Of the various Christmas sightseeing destinations offered a child in 1960s Los Angeles, the Santa Monica crèches—a series of small stage sets erected on the bluffs above the Pacific Coast Highway–were particularly alluring. The life-sized mannequins that populated the chicken-wire enclosures had an obvious ancient provenance in the nearby J.C. Penney’s, with their heavy mascara, California tans, and stiff smiles under their Bedouin robes, yet the magic of mimesis—of reproducing human life in artificial form—worked its usual magnetic appeal.
This year, only three of the series’ fourteen Christmas scenes have appeared in Palisades Park after a local atheist complained about the monopoly on this prime piece of real estate enjoyed by religion. Complainant Damon Vix and some fellow non-believers applied for space in the park to broadcast their own message; Santa Monica decided to allocate the territory by lottery and the non-believers won the vast majority of spaces. Vix says that he never intended to dominate the area, but rather simply to receive an equal opportunity to make a pitch for reason. Many of the atheists’ spaces have deliberately remained blank, so as not to antagonize viewers, Vix told the New York Times; a photo in the Times shows a now pathetically empty chicken wire cage hung with a quote from Thomas Jefferson: “Religions are all alike—founded upon fables and mythologies.”

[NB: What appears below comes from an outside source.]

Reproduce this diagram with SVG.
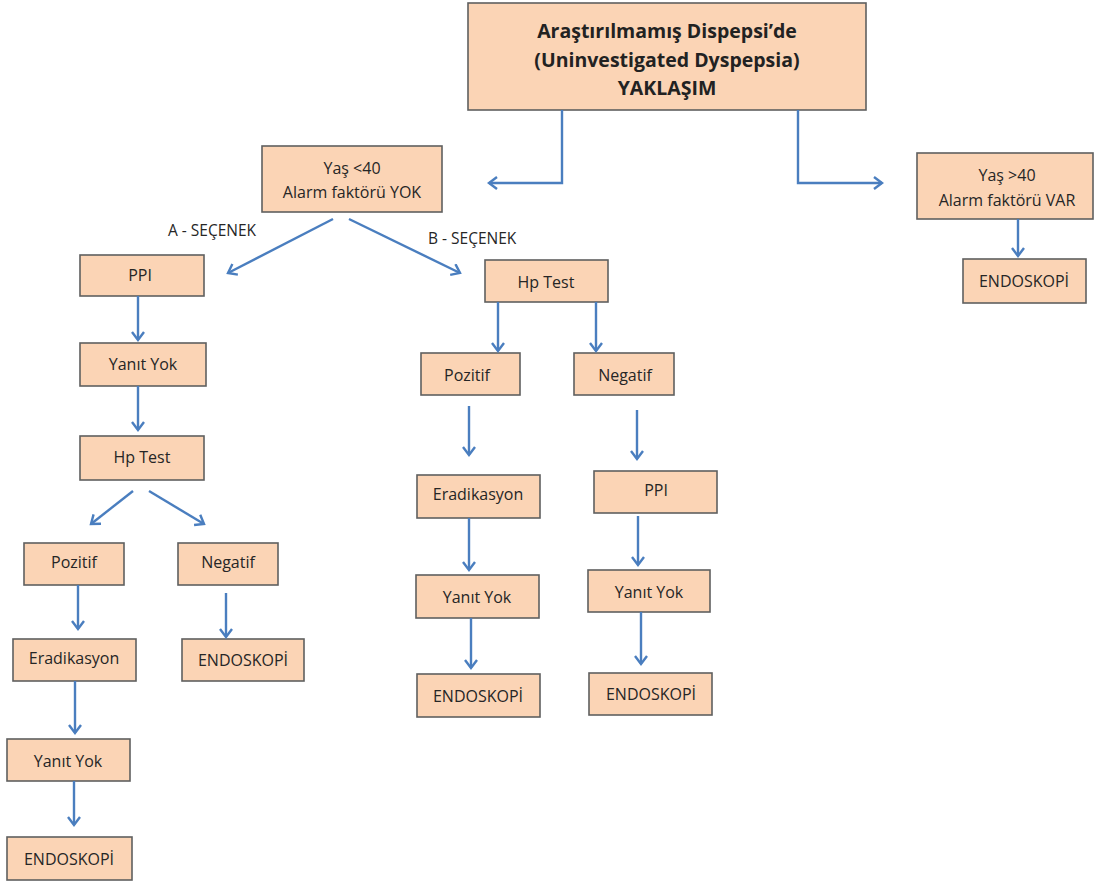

My first reaction to this controversy is: What a ridiculous battle to pick. My second is: Does every public dissent from faith, my own included, inevitably come off as equally unpleasant? (Quick answer to the latter question: No, see Christopher Hitchens.) Vix has merely reinforced the view of millions of believers that non-believers are—for starters–killjoy blights on the polity who are only out to destroy joy and good cheer, and who would leave a vacuum in the human spirit as ugly as the atheists’ empty cages. Equally distressing is the tone-deafness of another skeptic, the co-president of the Freedom From Religion Foundation, who tells the Times that the Santa Monica situation was “one of the cutest success stories of the season.” The Wisconsin-based group erected its own manger this year in the Wisconsin State Capitol, featuring Einstein, Darwin, and—I cringe to write it–Emma Goldman. Way to further associate religious skepticism with Godless communism, guys! (And skeptics should avoid Seventh Day Adventist-type mimicry: If you’re going to be a vegetarian, don’t ape the meat eaters with mock salmon loaf.)